Even worse, many employment law and personal injury claims overlap with each other. Take the example of an employee who sustains a repetitive strain injury at work. In some instances, this may create a disability and may be caused by negligence or a breach of statutory duty by the employer. This means there is a potential injury claim.

Let’s then assume that the employer is an all round bad egg and decides that instead of making adjustments to help the employee top deal with his or her disability, as required by law, they will instead dismiss the employee who is no longer able to do the job properly. Such a dismissal, especially if proper process is not followed and even perhaps otherwise may constitute unfair dismissal and also, potentially disability discrimination claims, both employment law claims which would typically be started in the employment tribunal. Let’s then assume that the employee, through his or her strenuous efforts and some luck, a couple of months post dismissal, finds another job with a very good and understanding employer.
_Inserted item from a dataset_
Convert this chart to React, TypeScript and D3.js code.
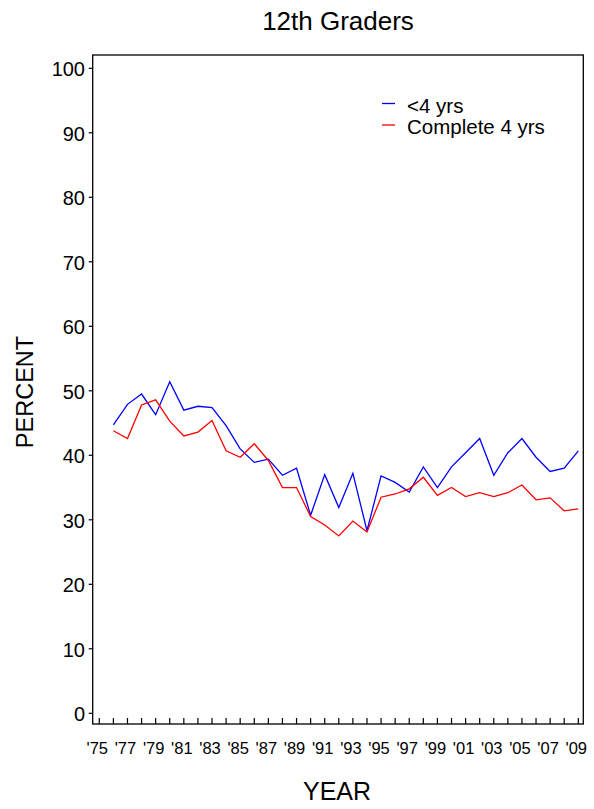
import React from "react";
import * as d3 from "d3";

const years: number[] = [
  1976, 1977, 1978, 1979, 1980, 1981, 1982, 1983, 1984, 1985, 1986, 1987,
  1988, 1989, 1990, 1991, 1992, 1993, 1994, 1995, 1996, 1997, 1998, 1999,
  2000, 2001, 2002, 2003, 2004, 2005, 2006, 2007, 2008, 2009,
];

const lessThan4: number[] = [
  44.7, 47.9, 49.5, 46.3, 51.4, 47.0, 47.6, 47.4, 44.6, 41.0, 38.9, 39.4,
  36.9, 38.0, 30.7, 37.0, 31.9, 37.2, 28.3, 36.8, 35.8, 34.3, 38.2, 35.0,
  38.2, 40.4, 42.6, 36.9, 40.4, 42.6, 39.7, 37.5, 38.0, 40.7,
];

const complete4: number[] = [
  43.8, 42.6, 47.8, 48.6, 45.3, 43.0, 43.6, 45.4, 40.7, 39.7, 41.8, 39.2,
  35.0, 35.0, 30.5, 29.2, 27.5, 29.8, 28.1, 33.5, 34.0, 34.8, 36.6, 33.8,
  35.0, 33.6, 34.2, 33.6, 34.2, 35.4, 33.1, 33.4, 31.4, 31.7,
];

const yTicks: number[] = [0, 10, 20, 30, 40, 50, 60, 70, 80, 90, 100];
const xTickYears: number[] = d3.range(1975, 2010);
const xLabelYears: number[] = d3.range(1975, 2010, 2);

const seriesNames: string[] = ["<4 yrs", "Complete 4 yrs"];
const seriesColors: string[] = ["#0000ff", "#ff0000"];

const FONT = "'Liberation Sans', Arial, Helvetica, sans-serif";

export default function App() {
  const W = 594;
  const H = 809;
  const box = { left: 92.7, right: 583.3, top: 55, bottom: 724 };

  const x = d3.scaleLinear().domain([1975, 2009]).range([99.3, 578.3]);
  const y = d3.scaleLinear().domain([0, 100]).range([713.3, 68.3]);

  const line = d3
    .line<number>()
    .x((_, i) => x(years[i]))
    .y((d) => y(d));

  const series = [lessThan4, complete4];

  return (
    <svg
      width={W}
      height={H}
      style={{ position: "absolute", left: 0, top: 0, background: "#fff" }}
      fontFamily={FONT}
    >
      <rect x={0} y={0} width={W} height={H} fill="#fff" />
      {/* title */}
      <text x={338} y={30} fontSize={26} textAnchor="middle" fill="#000">
        12th Graders
      </text>

      {/* frame */}
      <rect
        x={box.left}
        y={box.top}
        width={box.right - box.left}
        height={box.bottom - box.top}
        fill="none"
        stroke="#000"
        strokeWidth={1.3}
      />

      {/* y ticks */}
      {yTicks.map((t) => (
        <g key={"y" + t}>
          <line
            x1={box.left - 4}
            x2={box.left}
            y1={y(t)}
            y2={y(t)}
            stroke="#000"
            strokeWidth={1.2}
          />
          <text
            x={85}
            y={y(t) + 7.8}
            fontSize={20}
            textAnchor="end"
            fill="#000"
          >
            {t}
          </text>
        </g>
      ))}

      {/* x ticks */}
      {xTickYears.map((t) => (
        <line
          key={"x" + t}
          x1={x(t)}
          x2={x(t)}
          y1={box.bottom}
          y2={box.bottom - 6}
          stroke="#000"
          strokeWidth={1.2}
        />
      ))}
      {xLabelYears.map((t) => (
        <text
          key={"xl" + t}
          x={x(t) - 2}
          y={754}
          fontSize={16.5}
          textAnchor="middle"
          fill="#000"
        >
          {"'" + String(t).slice(2)}
        </text>
      ))}

      {/* axis titles */}
      <text
        transform={`translate(33,392) rotate(-90)`}
        fontSize={23.5}
        textAnchor="middle"
        fill="#000"
      >
        PERCENT
      </text>
      <text x={337} y={800} fontSize={25} textAnchor="middle" fill="#000">
        YEAR
      </text>

      {/* lines */}
      {series.map((s, i) => (
        <path
          key={"s" + i}
          d={line(s) || ""}
          fill="none"
          stroke={seriesColors[i]}
          strokeWidth={1.3}
          strokeLinejoin="miter"
        />
      ))}

      {/* legend */}
      {seriesNames.map((n, i) => (
        <g key={"lg" + i}>
          <line
            x1={382}
            x2={395}
            y1={103.5 + i * 21.5}
            y2={103.5 + i * 21.5}
            stroke={seriesColors[i]}
            strokeWidth={1.3}
          />
          <text x={407} y={113.3 + i * 21} fontSize={20.5} fill="#000">
            {n}
          </text>
        </g>
      ))}
    </svg>
  );
}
In the above circumstances, the employee would have very strong and legitimate claims, but both the employment tribunal and personal injury claims might not be worth, in pure financial terms, more than £5,000.00 each. The personal injury claims would be a small claims matter and no costs would be recoverable, making it difficult for the claimant to find a lawyer to take the matter on and still retain the likely damages, plus in the employment tribunal, a person who through no fault of there own has had no income for several months would have to pay a court fee to start a claim and also face the same issue of having to pay the lawyer out of any damages recovered.

It is far from unlikely that in the above situation, the completely blameless victim might have no option other than not to pursue his or her claims, to accept that he or she would possibly get very little financial compensation after legal fees or to decide that it’s simply not worth the stress and hassle of doing anything, meaning that an employer who has let that employee down in a big way escapes scot free.

Both the personal injury system and employment tribunal system have been subject to some excess and abuse in the last 10 years or so, but the reforms that have been brought in certainly do not appear to be fair.